Specifically, state policymakers should guarantee that students can transfer to schools with open seats outside their catchment areas but inside their assigned public school districts. North Dakota could make its open enrollment laws far more transparent by adopting provisions requiring school districts to post all pertinent transfer and enrollment information on their websites. Lawmakers should also require the North Dakota Department of Public Instruction to collect and publish important open enrollment data. Wisconsin provides a good role model for this policy.
Arkansas eliminated the artificial cap school districts could impose to limit the number of transfer students using open enrollment. With this reform, Arkansas improves to 2/5 on Reason’s scoresheet for open enrollment best practices instead of 1/5.
Next year, state policymakers should let all public school students use within-district open enrollment, not just those assigned to failing schools. Arkansas should also adopt better transparency provisions, looking to states like Wisconsin and Florida as examples, so its open enrollment process is open and fair to all students.

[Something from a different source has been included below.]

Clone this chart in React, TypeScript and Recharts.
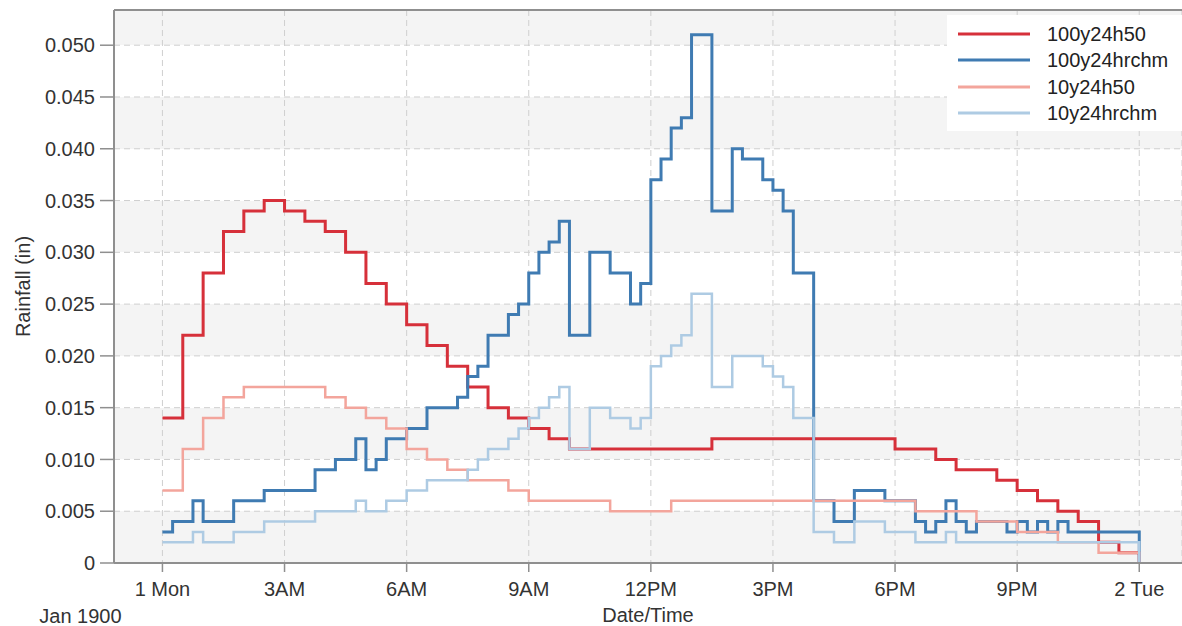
import { LineChart, Line, XAxis, YAxis, CartesianGrid, Legend, ReferenceLine, Label } from 'recharts'

const FONT = '"Liberation Sans", Arial, sans-serif'
const TEXT = '#333333'
const AXIS = '#8f8f8f'

// hours after 1 Mon 00:00, one point every 15 minutes
const times = Array.from({ length: 97 }, (_, i) => i * 0.25)

const xTicks = [0, 3, 6, 9, 12, 15, 18, 21, 24]
const xTickLabels = ['1 Mon', '3AM', '6AM', '9AM', '12PM', '3PM', '6PM', '9PM', '2 Tue']
const yTicks = [0, 0.005, 0.01, 0.015, 0.02, 0.025, 0.03, 0.035, 0.04, 0.045, 0.05]

// rainfall (in) per 15 min, 8 values = 2 hours per row, last value = 2 Tue 00:00
const rain100y24h50 = [
  0.014, 0.014, 0.022, 0.022, 0.028, 0.028, 0.032, 0.032,
  0.034, 0.034, 0.035, 0.035, 0.034, 0.034, 0.033, 0.033,
  0.032, 0.032, 0.030, 0.030, 0.027, 0.027, 0.025, 0.025,
  0.023, 0.023, 0.021, 0.021, 0.019, 0.019, 0.017, 0.017,
  0.015, 0.015, 0.014, 0.014, 0.013, 0.013, 0.012, 0.012,
  0.011, 0.011, 0.011, 0.011, 0.011, 0.011, 0.011, 0.011,
  0.011, 0.011, 0.011, 0.011, 0.011, 0.011, 0.012, 0.012,
  0.012, 0.012, 0.012, 0.012, 0.012, 0.012, 0.012, 0.012,
  0.012, 0.012, 0.012, 0.012, 0.012, 0.012, 0.012, 0.012,
  0.011, 0.011, 0.011, 0.011, 0.010, 0.010, 0.009, 0.009,
  0.009, 0.009, 0.008, 0.008, 0.007, 0.007, 0.006, 0.006,
  0.005, 0.005, 0.004, 0.004, 0.002, 0.002, 0.001, 0.001,
  0
]

const rain100y24hrchm = [
  0.003, 0.004, 0.004, 0.006, 0.004, 0.004, 0.004, 0.006,
  0.006, 0.006, 0.007, 0.007, 0.007, 0.007, 0.007, 0.009,
  0.009, 0.010, 0.010, 0.012, 0.009, 0.010, 0.012, 0.012,
  0.013, 0.013, 0.015, 0.015, 0.015, 0.016, 0.018, 0.019,
  0.022, 0.022, 0.024, 0.025, 0.028, 0.030, 0.031, 0.033,
  0.022, 0.022, 0.030, 0.030, 0.028, 0.028, 0.025, 0.027,
  0.037, 0.039, 0.042, 0.043, 0.051, 0.051, 0.034, 0.034,
  0.040, 0.039, 0.039, 0.037, 0.036, 0.034, 0.028, 0.028,
  0.006, 0.006, 0.004, 0.004, 0.007, 0.007, 0.007, 0.006,
  0.006, 0.006, 0.004, 0.003, 0.004, 0.006, 0.004, 0.003,
  0.004, 0.004, 0.004, 0.003, 0.004, 0.003, 0.004, 0.003,
  0.004, 0.003, 0.003, 0.003, 0.003, 0.003, 0.003, 0.003,
  0
]

const rain10y24h50 = [
  0.007, 0.007, 0.011, 0.011, 0.014, 0.014, 0.016, 0.016,
  0.017, 0.017, 0.017, 0.017, 0.017, 0.017, 0.017, 0.017,
  0.016, 0.016, 0.015, 0.015, 0.014, 0.014, 0.013, 0.013,
  0.011, 0.011, 0.010, 0.010, 0.009, 0.009, 0.008, 0.008,
  0.008, 0.008, 0.007, 0.007, 0.006, 0.006, 0.006, 0.006,
  0.006, 0.006, 0.006, 0.006, 0.005, 0.005, 0.005, 0.005,
  0.005, 0.005, 0.006, 0.006, 0.006, 0.006, 0.006, 0.006,
  0.006, 0.006, 0.006, 0.006, 0.006, 0.006, 0.006, 0.006,
  0.006, 0.006, 0.006, 0.006, 0.006, 0.006, 0.006, 0.006,
  0.006, 0.006, 0.005, 0.005, 0.005, 0.005, 0.005, 0.005,
  0.004, 0.004, 0.004, 0.004, 0.003, 0.003, 0.003, 0.003,
  0.002, 0.002, 0.002, 0.002, 0.001, 0.001, 0.001, 0.001,
  0
]

const rain10y24hrchm = [
  0.002, 0.002, 0.002, 0.003, 0.002, 0.002, 0.002, 0.003,
  0.003, 0.003, 0.004, 0.004, 0.004, 0.004, 0.004, 0.005,
  0.005, 0.005, 0.005, 0.006, 0.005, 0.005, 0.006, 0.006,
  0.007, 0.007, 0.008, 0.008, 0.008, 0.008, 0.009, 0.010,
  0.011, 0.011, 0.012, 0.013, 0.014, 0.015, 0.016, 0.017,
  0.011, 0.011, 0.015, 0.015, 0.014, 0.014, 0.013, 0.014,
  0.019, 0.020, 0.021, 0.022, 0.026, 0.026, 0.017, 0.017,
  0.020, 0.020, 0.020, 0.019, 0.018, 0.017, 0.014, 0.014,
  0.003, 0.003, 0.002, 0.002, 0.004, 0.004, 0.004, 0.003,
  0.003, 0.003, 0.002, 0.002, 0.002, 0.003, 0.002, 0.002,
  0.002, 0.002, 0.002, 0.002, 0.002, 0.002, 0.002, 0.002,
  0.002, 0.002, 0.002, 0.002, 0.002, 0.002, 0.002, 0.002,
  0
]

const seriesNames = ['100y24h50', '100y24hrchm', '10y24h50', '10y24hrchm']
const seriesValues = [rain100y24h50, rain100y24hrchm, rain10y24h50, rain10y24hrchm]
const seriesColors = ['#d6303a', '#3f7bb2', '#f3a59c', '#aecbe3']
const seriesWidths = [3, 3, 2.5, 2.5]

const data = times.map((t, i) => {
  const row: Record<string, number> = { t }
  seriesNames.forEach((name, s) => {
    row[name] = seriesValues[s][i]
  })
  return row
})

const formatY = (v: number) => (v === 0 ? '0' : v.toFixed(3))

const XTick = ({ x, y, payload }: any) => {
  const idx = xTicks.indexOf(payload.value)
  return (
    <g>
      <text x={x} y={y} dy="0.71em" textAnchor="middle" fill={TEXT} fontSize={20} fontFamily={FONT}>
        {xTickLabels[idx]}
      </text>
      {payload.value === 0 && (
        <text x={x - 82} y={y} dy={41} textAnchor="middle" fill={TEXT} fontSize={20} fontFamily={FONT}>
          Jan 1900
        </text>
      )}
    </g>
  )
}

const LegendBox = () => (
  <div
    style={{
      background: '#ffffff',
      width: 235,
      height: 116,
      paddingTop: 6,
      boxSizing: 'border-box',
      fontFamily: FONT,
      fontSize: 20,
      color: '#222'
    }}
  >
    {seriesNames.map((name, i) => (
      <div key={name} style={{ height: 26.3, display: 'flex', alignItems: 'center' }}>
        <svg width={100} height={10} style={{ display: 'block' }}>
          <line x1={11} x2={83} y1={5} y2={5} stroke={seriesColors[i]} strokeWidth={3} />
        </svg>
        <span style={{ lineHeight: '20px' }}>{name}</span>
      </div>
    ))}
  </div>
)

export default function App() {
  return (
    <div style={{ position: 'absolute', left: 0, top: 9 }}>
      <LineChart width={1182} height={617} data={data} margin={{ top: 1, right: 0, bottom: 0, left: 0 }}>
        <CartesianGrid
          stroke="#cfcfcf"
          strokeDasharray="6 4"
          horizontalFill={['#f4f4f4', '#ffffff']}
          fillOpacity={1}
        />
        <XAxis
          dataKey="t"
          type="number"
          domain={[-1.19, 25.05]}
          allowDataOverflow
          ticks={xTicks}
          interval={0}
          height={63}
          tickSize={9}
          tickMargin={10}
          tick={<XTick />}
          axisLine={{ stroke: AXIS, strokeWidth: 2 }}
          tickLine={{ stroke: AXIS, strokeWidth: 1.5 }}
        >
          <Label value="Date/Time" position="insideBottom" offset={4} fill={TEXT} fontSize={20} fontFamily={FONT} />
        </XAxis>
        <YAxis
          type="number"
          domain={[0, 0.0534]}
          allowDataOverflow
          ticks={yTicks}
          interval={0}
          width={114}
          tickSize={14}
          tickMargin={5}
          tickFormatter={formatY}
          tick={{ fill: TEXT, fontSize: 20, fontFamily: FONT }}
          axisLine={{ stroke: AXIS, strokeWidth: 2 }}
          tickLine={{ stroke: AXIS, strokeWidth: 1.5 }}
        >
          <Label
            value="Rainfall (in)"
            angle={-90}
            position="insideLeft"
            offset={23}
            fill={TEXT}
            fontSize={20}
            fontFamily={FONT}
            style={{ textAnchor: 'middle' }}
          />
        </YAxis>
        <ReferenceLine y={0.0534} stroke={AXIS} strokeWidth={2} />
        {seriesNames.map((name, i) => (
          <Line
            key={name}
            type="stepAfter"
            dataKey={name}
            stroke={seriesColors[i]}
            strokeWidth={seriesWidths[i]}
            dot={false}
            activeDot={false}
            isAnimationActive={false}
          />
        ))}
        <Legend
          layout="horizontal"
          verticalAlign="middle"
          align="center"
          content={<LegendBox />}
          wrapperStyle={{ left: 947, top: 6, width: 235, height: 116 }}
        />
      </LineChart>
    </div>
  )
}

Nebraska made its open enrollment policy more transparent by making school districts publicly post their available capacity by grade level so parents could see where seats are available. Nebraska already had a robust cross-district open enrollment policy and made public schools free to all transfer students by prohibiting transfer tuition at public schools. The state now scores 3/5 on Reason’s open enrollment best practices scoresheet.
However, state policymakers can still make their open enrollment policies better. First, Nebraska should adopt a robust within-district open enrollment policy and publish annual reports, like Wisconsin’s, that include crucial open enrollment data so policymakers can refine the law in the future.
Despite this year’s improvements, no state scored 5/5 on Reason Foundation’s open enrollment best practices scoresheet in 2023. Only six states score 4 ⁄ 5, and 42 states still don’t have policies allowing public school students to transfer cross-district and within-district.
There were a lot of critical school choice improvements in 2023, but most states still have a lot of work to do. Policymakers should use 2024 to give parents more flexibility and options to select the best public schools for their children.